=== What you are asked to do ===
Quote the listing below in its entirety, omitting every image.

=== Dataset extract ===
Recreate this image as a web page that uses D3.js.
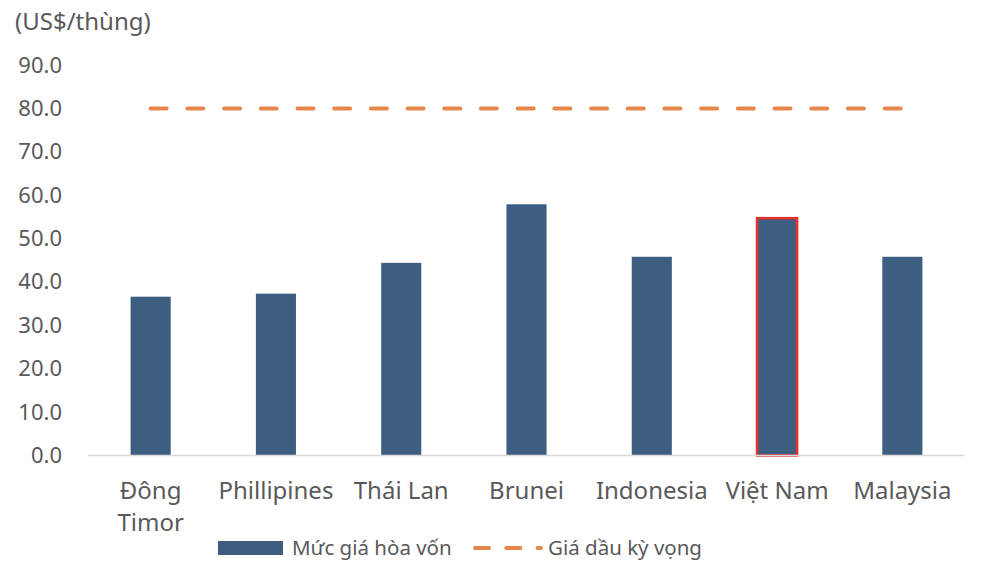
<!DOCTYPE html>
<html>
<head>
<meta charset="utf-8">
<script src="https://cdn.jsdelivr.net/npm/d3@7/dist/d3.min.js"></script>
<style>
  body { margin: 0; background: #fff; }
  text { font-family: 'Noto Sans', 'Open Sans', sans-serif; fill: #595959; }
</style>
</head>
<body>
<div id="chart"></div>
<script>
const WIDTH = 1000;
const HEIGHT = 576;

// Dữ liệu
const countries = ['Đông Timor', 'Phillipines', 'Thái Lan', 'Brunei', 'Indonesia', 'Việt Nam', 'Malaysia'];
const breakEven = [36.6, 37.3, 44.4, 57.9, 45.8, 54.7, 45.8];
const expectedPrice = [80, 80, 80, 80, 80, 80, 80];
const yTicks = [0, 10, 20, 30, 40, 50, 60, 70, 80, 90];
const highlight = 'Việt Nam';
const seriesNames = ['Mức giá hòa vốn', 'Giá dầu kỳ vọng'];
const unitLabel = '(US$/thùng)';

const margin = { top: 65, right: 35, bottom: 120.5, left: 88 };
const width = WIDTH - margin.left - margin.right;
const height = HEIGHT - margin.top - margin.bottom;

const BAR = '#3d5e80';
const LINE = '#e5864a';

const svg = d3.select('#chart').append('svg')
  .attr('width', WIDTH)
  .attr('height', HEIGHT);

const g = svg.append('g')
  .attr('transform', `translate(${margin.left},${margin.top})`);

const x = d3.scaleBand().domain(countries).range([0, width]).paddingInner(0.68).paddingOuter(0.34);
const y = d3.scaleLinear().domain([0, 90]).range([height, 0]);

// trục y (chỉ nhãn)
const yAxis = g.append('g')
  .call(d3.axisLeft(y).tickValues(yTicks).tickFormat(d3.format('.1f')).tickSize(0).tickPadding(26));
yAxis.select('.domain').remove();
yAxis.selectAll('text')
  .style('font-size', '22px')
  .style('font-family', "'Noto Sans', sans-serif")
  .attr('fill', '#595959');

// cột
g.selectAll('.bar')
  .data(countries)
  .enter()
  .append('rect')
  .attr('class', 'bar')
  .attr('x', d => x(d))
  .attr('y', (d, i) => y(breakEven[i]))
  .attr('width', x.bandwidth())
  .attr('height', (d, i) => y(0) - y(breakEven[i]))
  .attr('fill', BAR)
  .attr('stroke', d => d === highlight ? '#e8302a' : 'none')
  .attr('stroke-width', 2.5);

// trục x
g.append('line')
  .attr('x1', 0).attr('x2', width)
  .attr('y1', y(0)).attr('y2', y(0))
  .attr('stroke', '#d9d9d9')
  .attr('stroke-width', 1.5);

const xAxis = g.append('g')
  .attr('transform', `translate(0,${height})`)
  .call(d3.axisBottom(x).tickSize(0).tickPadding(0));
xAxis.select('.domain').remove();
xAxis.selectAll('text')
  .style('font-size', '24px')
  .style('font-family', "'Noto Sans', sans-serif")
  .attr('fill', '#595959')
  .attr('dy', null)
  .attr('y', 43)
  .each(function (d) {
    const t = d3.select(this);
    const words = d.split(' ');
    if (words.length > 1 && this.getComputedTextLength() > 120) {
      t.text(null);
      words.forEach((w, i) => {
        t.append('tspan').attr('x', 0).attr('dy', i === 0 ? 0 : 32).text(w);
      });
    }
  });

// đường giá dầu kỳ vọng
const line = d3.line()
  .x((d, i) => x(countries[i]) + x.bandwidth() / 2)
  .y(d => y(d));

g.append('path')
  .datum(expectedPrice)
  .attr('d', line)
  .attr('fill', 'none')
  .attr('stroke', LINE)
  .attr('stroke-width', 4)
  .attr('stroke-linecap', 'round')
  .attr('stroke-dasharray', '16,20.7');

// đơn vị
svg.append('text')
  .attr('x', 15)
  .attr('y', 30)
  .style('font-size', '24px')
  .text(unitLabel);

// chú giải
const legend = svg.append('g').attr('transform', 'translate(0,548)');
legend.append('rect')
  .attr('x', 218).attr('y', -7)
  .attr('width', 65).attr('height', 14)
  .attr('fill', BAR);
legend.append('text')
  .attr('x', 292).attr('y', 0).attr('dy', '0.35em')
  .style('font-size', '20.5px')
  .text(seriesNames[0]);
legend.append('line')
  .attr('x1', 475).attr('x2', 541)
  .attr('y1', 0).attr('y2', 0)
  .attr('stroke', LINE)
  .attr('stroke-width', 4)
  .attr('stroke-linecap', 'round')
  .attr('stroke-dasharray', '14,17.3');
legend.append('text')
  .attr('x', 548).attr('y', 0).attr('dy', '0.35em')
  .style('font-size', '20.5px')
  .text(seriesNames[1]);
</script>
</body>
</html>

=== Solution to this problem ===
Recreate this image as a web page that uses D3.js.
<!DOCTYPE html>
<html>
<head>
<meta charset="utf-8">
<script src="https://cdn.jsdelivr.net/npm/d3@7/dist/d3.min.js"></script>
<style>
  body { margin: 0; background: #fff; }
  text { font-family: 'Noto Sans', 'Open Sans', sans-serif; fill: #595959; }
</style>
</head>
<body>
<div id="chart"></div>
<script>
const WIDTH = 1000;
const HEIGHT = 576;

// Dữ liệu
const countries = ['Đông Timor', 'Phillipines', 'Thái Lan', 'Brunei', 'Indonesia', 'Việt Nam', 'Malaysia'];
const breakEven = [36.6, 37.3, 44.4, 57.9, 45.8, 54.7, 45.8];
const expectedPrice = [80, 80, 80, 80, 80, 80, 80];
const yTicks = [0, 10, 20, 30, 40, 50, 60, 70, 80, 90];
const highlight = 'Việt Nam';
const seriesNames = ['Mức giá hòa vốn', 'Giá dầu kỳ vọng'];
const unitLabel = '(US$/thùng)';

const margin = { top: 65, right: 35, bottom: 120.5, left: 88 };
const width = WIDTH - margin.left - margin.right;
const height = HEIGHT - margin.top - margin.bottom;

const BAR = '#3d5e80';
const LINE = '#e5864a';

const svg = d3.select('#chart').append('svg')
  .attr('width', WIDTH)
  .attr('height', HEIGHT);

const g = svg.append('g')
  .attr('transform', `translate(${margin.left},${margin.top})`);

const x = d3.scaleBand().domain(countries).range([0, width]).paddingInner(0.68).paddingOuter(0.34);
const y = d3.scaleLinear().domain([0, 90]).range([height, 0]);

// trục y (chỉ nhãn)
const yAxis = g.append('g')
  .call(d3.axisLeft(y).tickValues(yTicks).tickFormat(d3.format('.1f')).tickSize(0).tickPadding(26));
yAxis.select('.domain').remove();
yAxis.selectAll('text')
  .style('font-size', '22px')
  .style('font-family', "'Noto Sans', sans-serif")
  .attr('fill', '#595959');

// cột
g.selectAll('.bar')
  .data(countries)
  .enter()
  .append('rect')
  .attr('class', 'bar')
  .attr('x', d => x(d))
  .attr('y', (d, i) => y(breakEven[i]))
  .attr('width', x.bandwidth())
  .attr('height', (d, i) => y(0) - y(breakEven[i]))
  .attr('fill', BAR)
  .attr('stroke', d => d === highlight ? '#e8302a' : 'none')
  .attr('stroke-width', 2.5);

// trục x
g.append('line')
  .attr('x1', 0).attr('x2', width)
  .attr('y1', y(0)).attr('y2', y(0))
  .attr('stroke', '#d9d9d9')
  .attr('stroke-width', 1.5);

const xAxis = g.append('g')
  .attr('transform', `translate(0,${height})`)
  .call(d3.axisBottom(x).tickSize(0).tickPadding(0));
xAxis.select('.domain').remove();
xAxis.selectAll('text')
  .style('font-size', '24px')
  .style('font-family', "'Noto Sans', sans-serif")
  .attr('fill', '#595959')
  .attr('dy', null)
  .attr('y', 43)
  .each(function (d) {
    const t = d3.select(this);
    const words = d.split(' ');
    if (words.length > 1 && this.getComputedTextLength() > 120) {
      t.text(null);
      words.forEach((w, i) => {
        t.append('tspan').attr('x', 0).attr('dy', i === 0 ? 0 : 32).text(w);
      });
    }
  });

// đường giá dầu kỳ vọng
const line = d3.line()
  .x((d, i) => x(countries[i]) + x.bandwidth() / 2)
  .y(d => y(d));

g.append('path')
  .datum(expectedPrice)
  .attr('d', line)
  .attr('fill', 'none')
  .attr('stroke', LINE)
  .attr('stroke-width', 4)
  .attr('stroke-linecap', 'round')
  .attr('stroke-dasharray', '16,20.7');

// đơn vị
svg.append('text')
  .attr('x', 15)
  .attr('y', 30)
  .style('font-size', '24px')
  .text(unitLabel);

// chú giải
const legend = svg.append('g').attr('transform', 'translate(0,548)');
legend.append('rect')
  .attr('x', 218).attr('y', -7)
  .attr('width', 65).attr('height', 14)
  .attr('fill', BAR);
legend.append('text')
  .attr('x', 292).attr('y', 0).attr('dy', '0.35em')
  .style('font-size', '20.5px')
  .text(seriesNames[0]);
legend.append('line')
  .attr('x1', 475).attr('x2', 541)
  .attr('y1', 0).attr('y2', 0)
  .attr('stroke', LINE)
  .attr('stroke-width', 4)
  .attr('stroke-linecap', 'round')
  .attr('stroke-dasharray', '14,17.3');
legend.append('text')
  .attr('x', 548).attr('y', 0).attr('dy', '0.35em')
  .style('font-size', '20.5px')
  .text(seriesNames[1]);
</script>
</body>
</html>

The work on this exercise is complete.